The way that the Buffalo Soup event works is that attendees pay for a bowl of chicken noodle soup ($5, $10, or $25) that comes with garlic butter toasted crostini. The profits raised from the purchases of the meals are then earmarked as a $1,000 microgrant, to be passed on to a worthy non-profit.
On May 3 from 6 to 9 p.m. at Thin Man Brewery (492 Elmwood Avenue), four non-profits will vie for the $1000 microgrant. They will do this by delivering five-minute presentations that will paint a picture of their organization and how it benefits people in the community. After the presentations, followed by questions from the audience, a vote will take place. The audience will ultimately determine which organization will benefit from the crowdsourced funds.
Participating non-profits for Buffalo Soup are:
UB Chapter of Food Recovery Network
“The purpose of this class is to have students synthesize what they have learned about philosophy, political science and economics throughout the program, while applying it all to achieve concrete social improvement,” says Gray, PhD, associate teaching professor of philosophy, who challenged three distinct teams* to make the world better. “Team Buffalo Soup responded to the challenge by planning this event, and hopefully starting what becomes a tradition in Buffalo of such events being held every year.”
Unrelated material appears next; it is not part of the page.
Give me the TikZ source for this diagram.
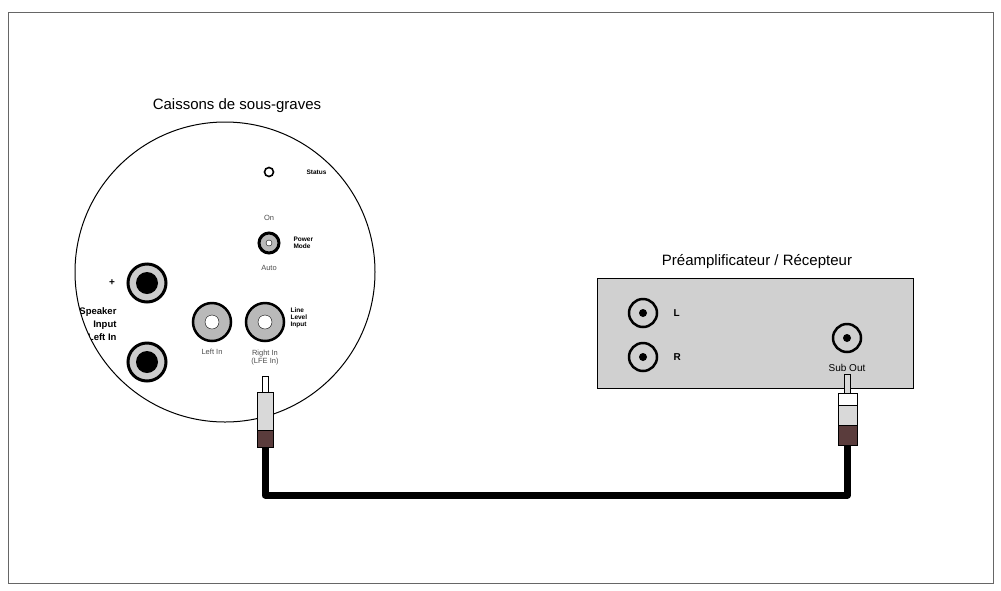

“This is a fun way to help out and give back to the community that brings together organizations and groups across Buffalo in ways that help thinkers, dreamers and do-ers in our area get the funds they need to make a difference,” says Annabella Bogart, a senior law and psychology double major with a PPE minor, who is among the student organizers. “It’s an honor to work with faculty and fellow students in ways that give back to the community.”
“I’m so excited the students are taking this on,” says Kruger. “These students took the reins on a project that in other cities required the infrastructure of an entire organization and staff to make it happen. It’s a huge lift that they’re completing over the course of the semester.”
“I’m really proud of all of these students,” adds Gray. “They are getting out there and trying to have a positive impact on Buffalo.
“I can’t wait to see what happens.”
While Buffalo Soup has an integral community participation aspect, the other two teams are more reliant upon their own team members to fulfill the missions at hand.
Team Traffic Cones is collecting items that will populate a reading room in the women’s shelter at the Buffalo City Mission.
Gift of Thrift is collecting lightly used items from students’ dorms, such as clothing and appliances, which will serve as the inventory for a pop-up, with proceeds from item sales going to charity.